Records contained in a dataset:
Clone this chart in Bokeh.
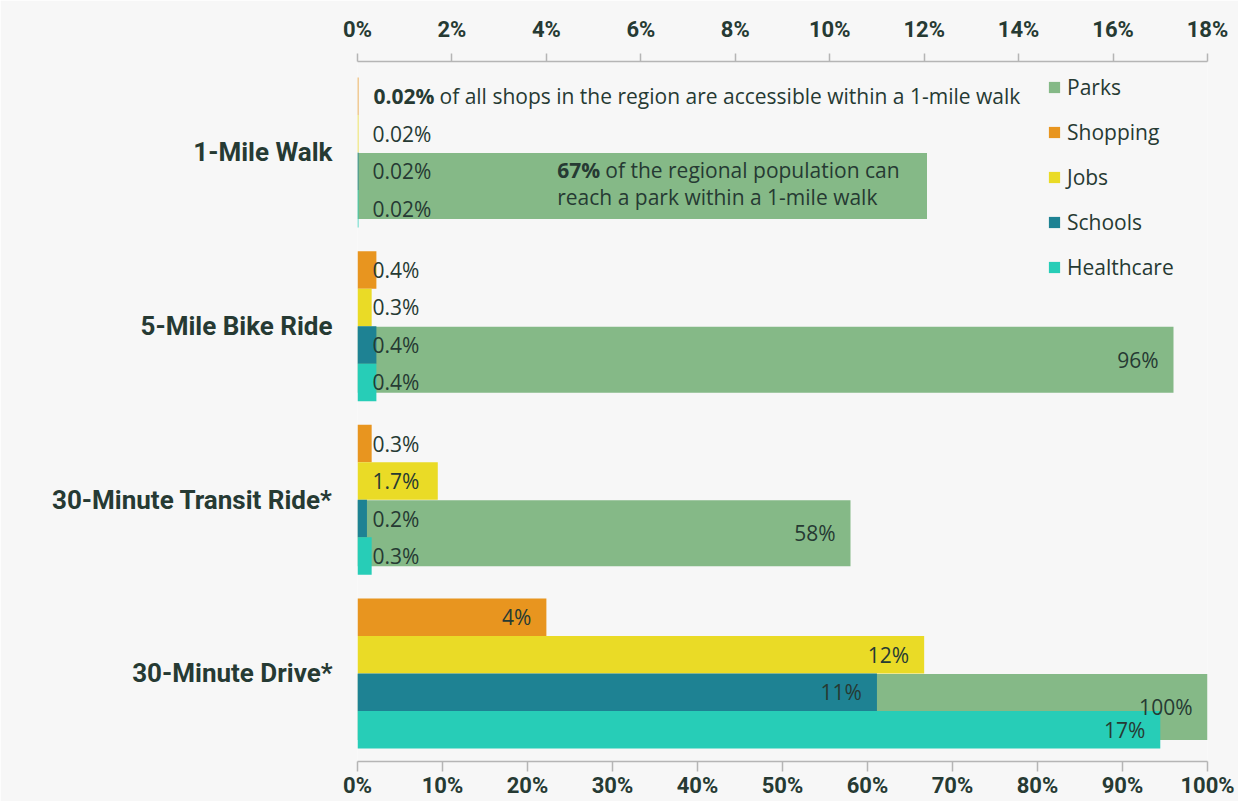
from bokeh.plotting import figure
from bokeh.models import (Range1d, LinearAxis, FixedTicker, PrintfTickFormatter,
                          ColumnDataSource, Legend, LegendItem)
from bokeh.embed import file_html
from bokeh.resources import INLINE
from bokeh.core.properties import value

# ---------------- data ----------------
categories = ["1-Mile Walk", "5-Mile Bike Ride", "30-Minute Transit Ride*", "30-Minute Drive*"]
parks = [67, 96, 58, 100]            # % of regional population (bottom axis, 0-100%)
shopping = [0.02, 0.4, 0.3, 4]       # % of regional destinations (top axis, 0-18%)
jobs = [0.02, 0.3, 1.7, 12]
schools = [0.02, 0.4, 0.2, 11]
healthcare = [0.02, 0.4, 0.3, 17]
parks_labels = ["", "96%", "58%", "100%"]
shopping_labels = ["", "0.4%", "0.3%", "4%"]
jobs_labels = ["0.02%", "0.3%", "1.7%", "12%"]
schools_labels = ["0.02%", "0.4%", "0.2%", "11%"]
healthcare_labels = ["0.02%", "0.4%", "0.3%", "17%"]
top_ticks = [0, 2, 4, 6, 8, 10, 12, 14, 16, 18]
bottom_ticks = [0, 10, 20, 30, 40, 50, 60, 70, 80, 90, 100]
note_shop_bold = "0.02%"
note_shop_rest = "of all shops in the region are accessible within a 1-mile walk"
note_park_bold = "67%"
note_park_rest1 = "of the regional population can"
note_park_rest2 = "reach a park within a 1-mile walk"

# ---------------- styling ----------------
C_PARKS = "#85b987"
C_SHOP = "#e8951f"
C_JOBS = "#eadb26"
C_SCHOOL = "#1e8293"
C_HEALTH = "#27cdb7"
TXT = "#263a33"
BG = "#f7f7f7"
LABEL_FONT = value("Open Sans")
FS = "21px"

n = len(categories)
ypos = [n - 1 - i for i in range(n)]   # Walk at top

SUB_H = 0.216
offsets = {"shop": 0.324, "jobs": 0.108, "school": -0.108, "health": -0.324}
PARK_OFF = -0.193
PARK_H = 0.38

p = figure(width=1238, height=801, output_backend="svg", toolbar_location=None,
           x_range=Range1d(0, 100), y_range=Range1d(-0.507, 3.524))
p.extra_x_ranges = {"top": Range1d(0, 18)}
p.min_border = 0
p.min_border_left = 357
p.min_border_right = 31
p.min_border_top = 61
p.min_border_bottom = 40
p.background_fill_color = BG
p.border_fill_color = BG
p.outline_line_color = None
p.xgrid.grid_line_color = None
p.ygrid.grid_line_color = None

# parks bars (bottom axis scale)
park_src = ColumnDataSource(dict(y=[v + PARK_OFF for v in ypos], right=parks,
                                 lab=parks_labels))
r_parks = p.hbar(y="y", left=0, right="right", height=PARK_H, source=park_src,
                 fill_color=C_PARKS, line_color=None)

series = [("shop", shopping, shopping_labels, C_SHOP, "Shopping"),
          ("jobs", jobs, jobs_labels, C_JOBS, "Jobs"),
          ("school", schools, schools_labels, C_SCHOOL, "Schools"),
          ("health", healthcare, healthcare_labels, C_HEALTH, "Healthcare")]

renderers = {}
label_small = dict(x=[], y=[], t=[])
label_big = dict(x=[], y=[], t=[])
for key, vals, labs, col, name in series:
    ys = [v + offsets[key] for v in ypos]
    src = ColumnDataSource(dict(y=ys, right=vals))
    renderers[name] = p.hbar(y="y", left=0, right="right", height=SUB_H, source=src,
                             fill_color=col, line_color=None, x_range_name="top")
    for yy, vv, ll in zip(ys, vals, labs):
        if not ll:
            continue
        if vv < 2:
            label_small["x"].append(0); label_small["y"].append(yy); label_small["t"].append(ll)
        else:
            label_big["x"].append(vv); label_big["y"].append(yy); label_big["t"].append(ll)

p.text(x="x", y="y", text="t", source=ColumnDataSource(label_small), x_range_name="top",
       x_offset=15, text_align="left", text_baseline="middle", text_color=TXT,
       text_font=LABEL_FONT, text_font_size=FS)
p.text(x="x", y="y", text="t", source=ColumnDataSource(label_big), x_range_name="top",
       x_offset=-15, text_align="right", text_baseline="middle", text_color=TXT,
       text_font=LABEL_FONT, text_font_size=FS)

# parks value labels
pl = dict(x=[], y=[], t=[])
for yy, vv, ll in zip(park_src.data["y"], parks, parks_labels):
    if ll:
        pl["x"].append(vv); pl["y"].append(yy); pl["t"].append(ll)
p.text(x="x", y="y", text="t", source=ColumnDataSource(pl), x_offset=-15,
       text_align="right", text_baseline="middle", text_color=TXT,
       text_font=LABEL_FONT, text_font_size=FS)

# annotations
walk_y = ypos[0]
shop_y = walk_y + offsets["shop"]
p.text(x=[0], y=[shop_y], text=[note_shop_bold], x_range_name="top", x_offset=16,
       text_align="left", text_baseline="middle", text_color=TXT, text_font=LABEL_FONT,
       text_font_size=FS, text_font_style="bold")
p.text(x=[0], y=[shop_y], text=[note_shop_rest], x_range_name="top", x_offset=82,
       text_align="left", text_baseline="middle", text_color=TXT, text_font=LABEL_FONT,
       text_font_size=FS)
note_x = 23.5
p.text(x=[note_x], y=[walk_y - 0.098], text=[note_park_bold], text_align="left",
       text_baseline="middle", text_color=TXT, text_font=LABEL_FONT,
       text_font_size=FS, text_font_style="bold")
p.text(x=[note_x], y=[walk_y - 0.098], text=[note_park_rest1], x_offset=48,
       text_align="left", text_baseline="middle", text_color=TXT, text_font=LABEL_FONT,
       text_font_size=FS)
p.text(x=[note_x], y=[walk_y - 0.259], text=[note_park_rest2], text_align="left",
       text_baseline="middle", text_color=TXT, text_font=LABEL_FONT,
       text_font_size=FS)

# axes
def style_x(ax, ticks, tick_out, standoff):
    ax.ticker = FixedTicker(ticks=ticks)
    ax.formatter = PrintfTickFormatter(format="%d%%")
    ax.axis_line_color = "#b5b5b5"
    ax.axis_line_width = 1.5
    ax.major_tick_line_color = "#b5b5b5"
    ax.major_tick_line_width = 1.5
    ax.major_tick_in = 0
    ax.major_tick_out = tick_out
    ax.minor_tick_line_color = None
    ax.major_label_text_color = TXT
    ax.major_label_text_font = "Roboto"
    ax.major_label_text_font_style = "bold"
    ax.major_label_text_font_size = "22px"
    ax.major_label_standoff = standoff

style_x(p.xaxis[0], bottom_ticks, 10, 1)
top_axis = LinearAxis(x_range_name="top")
style_x(top_axis, top_ticks, 8, 12)
p.add_layout(top_axis, "above")

yax = p.yaxis[0]
yax.ticker = FixedTicker(ticks=ypos)
yax.major_label_overrides = {y: c for y, c in zip(ypos, categories)}
yax.axis_line_color = None
yax.major_tick_line_color = None
yax.minor_tick_line_color = None
yax.major_tick_out = 0
yax.major_tick_in = 0
yax.major_label_standoff = 25
yax.major_label_text_color = TXT
yax.major_label_text_font = "Roboto"
yax.major_label_text_font_style = "bold"
yax.major_label_text_font_size = "26px"

legend = Legend(items=[LegendItem(label="Parks", renderers=[r_parks])] +
                [LegendItem(label=s[4], renderers=[renderers[s[4]]]) for s in series],
                location=(680, 470))
legend.background_fill_alpha = 0
legend.border_line_alpha = 0
legend.glyph_width = 14
legend.glyph_height = 14
legend.label_height = 20
legend.spacing = 17
legend.padding = 10
legend.label_standoff = 6
legend.label_text_font = "Open Sans"
legend.label_text_font_size = FS
legend.label_text_color = TXT
p.add_layout(legend, "center")

open("out.html", "w").write(file_html(p, INLINE))
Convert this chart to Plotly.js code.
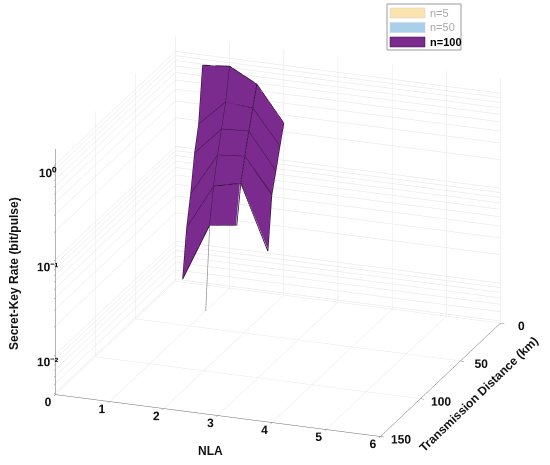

Exercise objective:
Drop the images and quote the entries word for word.

Written answer:
Clone this chart in Bokeh.
from bokeh.plotting import figure
from bokeh.models import (Range1d, LinearAxis, FixedTicker, PrintfTickFormatter,
                          ColumnDataSource, Legend, LegendItem)
from bokeh.embed import file_html
from bokeh.resources import INLINE
from bokeh.core.properties import value

# ---------------- data ----------------
categories = ["1-Mile Walk", "5-Mile Bike Ride", "30-Minute Transit Ride*", "30-Minute Drive*"]
parks = [67, 96, 58, 100]            # % of regional population (bottom axis, 0-100%)
shopping = [0.02, 0.4, 0.3, 4]       # % of regional destinations (top axis, 0-18%)
jobs = [0.02, 0.3, 1.7, 12]
schools = [0.02, 0.4, 0.2, 11]
healthcare = [0.02, 0.4, 0.3, 17]
parks_labels = ["", "96%", "58%", "100%"]
shopping_labels = ["", "0.4%", "0.3%", "4%"]
jobs_labels = ["0.02%", "0.3%", "1.7%", "12%"]
schools_labels = ["0.02%", "0.4%", "0.2%", "11%"]
healthcare_labels = ["0.02%", "0.4%", "0.3%", "17%"]
top_ticks = [0, 2, 4, 6, 8, 10, 12, 14, 16, 18]
bottom_ticks = [0, 10, 20, 30, 40, 50, 60, 70, 80, 90, 100]
note_shop_bold = "0.02%"
note_shop_rest = "of all shops in the region are accessible within a 1-mile walk"
note_park_bold = "67%"
note_park_rest1 = "of the regional population can"
note_park_rest2 = "reach a park within a 1-mile walk"

# ---------------- styling ----------------
C_PARKS = "#85b987"
C_SHOP = "#e8951f"
C_JOBS = "#eadb26"
C_SCHOOL = "#1e8293"
C_HEALTH = "#27cdb7"
TXT = "#263a33"
BG = "#f7f7f7"
LABEL_FONT = value("Open Sans")
FS = "21px"

n = len(categories)
ypos = [n - 1 - i for i in range(n)]   # Walk at top

SUB_H = 0.216
offsets = {"shop": 0.324, "jobs": 0.108, "school": -0.108, "health": -0.324}
PARK_OFF = -0.193
PARK_H = 0.38

p = figure(width=1238, height=801, output_backend="svg", toolbar_location=None,
           x_range=Range1d(0, 100), y_range=Range1d(-0.507, 3.524))
p.extra_x_ranges = {"top": Range1d(0, 18)}
p.min_border = 0
p.min_border_left = 357
p.min_border_right = 31
p.min_border_top = 61
p.min_border_bottom = 40
p.background_fill_color = BG
p.border_fill_color = BG
p.outline_line_color = None
p.xgrid.grid_line_color = None
p.ygrid.grid_line_color = None

# parks bars (bottom axis scale)
park_src = ColumnDataSource(dict(y=[v + PARK_OFF for v in ypos], right=parks,
                                 lab=parks_labels))
r_parks = p.hbar(y="y", left=0, right="right", height=PARK_H, source=park_src,
                 fill_color=C_PARKS, line_color=None)

series = [("shop", shopping, shopping_labels, C_SHOP, "Shopping"),
          ("jobs", jobs, jobs_labels, C_JOBS, "Jobs"),
          ("school", schools, schools_labels, C_SCHOOL, "Schools"),
          ("health", healthcare, healthcare_labels, C_HEALTH, "Healthcare")]

renderers = {}
label_small = dict(x=[], y=[], t=[])
label_big = dict(x=[], y=[], t=[])
for key, vals, labs, col, name in series:
    ys = [v + offsets[key] for v in ypos]
    src = ColumnDataSource(dict(y=ys, right=vals))
    renderers[name] = p.hbar(y="y", left=0, right="right", height=SUB_H, source=src,
                             fill_color=col, line_color=None, x_range_name="top")
    for yy, vv, ll in zip(ys, vals, labs):
        if not ll:
            continue
        if vv < 2:
            label_small["x"].append(0); label_small["y"].append(yy); label_small["t"].append(ll)
        else:
            label_big["x"].append(vv); label_big["y"].append(yy); label_big["t"].append(ll)

p.text(x="x", y="y", text="t", source=ColumnDataSource(label_small), x_range_name="top",
       x_offset=15, text_align="left", text_baseline="middle", text_color=TXT,
       text_font=LABEL_FONT, text_font_size=FS)
p.text(x="x", y="y", text="t", source=ColumnDataSource(label_big), x_range_name="top",
       x_offset=-15, text_align="right", text_baseline="middle", text_color=TXT,
       text_font=LABEL_FONT, text_font_size=FS)

# parks value labels
pl = dict(x=[], y=[], t=[])
for yy, vv, ll in zip(park_src.data["y"], parks, parks_labels):
    if ll:
        pl["x"].append(vv); pl["y"].append(yy); pl["t"].append(ll)
p.text(x="x", y="y", text="t", source=ColumnDataSource(pl), x_offset=-15,
       text_align="right", text_baseline="middle", text_color=TXT,
       text_font=LABEL_FONT, text_font_size=FS)

# annotations
walk_y = ypos[0]
shop_y = walk_y + offsets["shop"]
p.text(x=[0], y=[shop_y], text=[note_shop_bold], x_range_name="top", x_offset=16,
       text_align="left", text_baseline="middle", text_color=TXT, text_font=LABEL_FONT,
       text_font_size=FS, text_font_style="bold")
p.text(x=[0], y=[shop_y], text=[note_shop_rest], x_range_name="top", x_offset=82,
       text_align="left", text_baseline="middle", text_color=TXT, text_font=LABEL_FONT,
       text_font_size=FS)
note_x = 23.5
p.text(x=[note_x], y=[walk_y - 0.098], text=[note_park_bold], text_align="left",
       text_baseline="middle", text_color=TXT, text_font=LABEL_FONT,
       text_font_size=FS, text_font_style="bold")
p.text(x=[note_x], y=[walk_y - 0.098], text=[note_park_rest1], x_offset=48,
       text_align="left", text_baseline="middle", text_color=TXT, text_font=LABEL_FONT,
       text_font_size=FS)
p.text(x=[note_x], y=[walk_y - 0.259], text=[note_park_rest2], text_align="left",
       text_baseline="middle", text_color=TXT, text_font=LABEL_FONT,
       text_font_size=FS)

# axes
def style_x(ax, ticks, tick_out, standoff):
    ax.ticker = FixedTicker(ticks=ticks)
    ax.formatter = PrintfTickFormatter(format="%d%%")
    ax.axis_line_color = "#b5b5b5"
    ax.axis_line_width = 1.5
    ax.major_tick_line_color = "#b5b5b5"
    ax.major_tick_line_width = 1.5
    ax.major_tick_in = 0
    ax.major_tick_out = tick_out
    ax.minor_tick_line_color = None
    ax.major_label_text_color = TXT
    ax.major_label_text_font = "Roboto"
    ax.major_label_text_font_style = "bold"
    ax.major_label_text_font_size = "22px"
    ax.major_label_standoff = standoff

style_x(p.xaxis[0], bottom_ticks, 10, 1)
top_axis = LinearAxis(x_range_name="top")
style_x(top_axis, top_ticks, 8, 12)
p.add_layout(top_axis, "above")

yax = p.yaxis[0]
yax.ticker = FixedTicker(ticks=ypos)
yax.major_label_overrides = {y: c for y, c in zip(ypos, categories)}
yax.axis_line_color = None
yax.major_tick_line_color = None
yax.minor_tick_line_color = None
yax.major_tick_out = 0
yax.major_tick_in = 0
yax.major_label_standoff = 25
yax.major_label_text_color = TXT
yax.major_label_text_font = "Roboto"
yax.major_label_text_font_style = "bold"
yax.major_label_text_font_size = "26px"

legend = Legend(items=[LegendItem(label="Parks", renderers=[r_parks])] +
                [LegendItem(label=s[4], renderers=[renderers[s[4]]]) for s in series],
                location=(680, 470))
legend.background_fill_alpha = 0
legend.border_line_alpha = 0
legend.glyph_width = 14
legend.glyph_height = 14
legend.label_height = 20
legend.spacing = 17
legend.padding = 10
legend.label_standoff = 6
legend.label_text_font = "Open Sans"
legend.label_text_font_size = FS
legend.label_text_color = TXT
p.add_layout(legend, "center")

open("out.html", "w").write(file_html(p, INLINE))
Convert this chart to Plotly.js code.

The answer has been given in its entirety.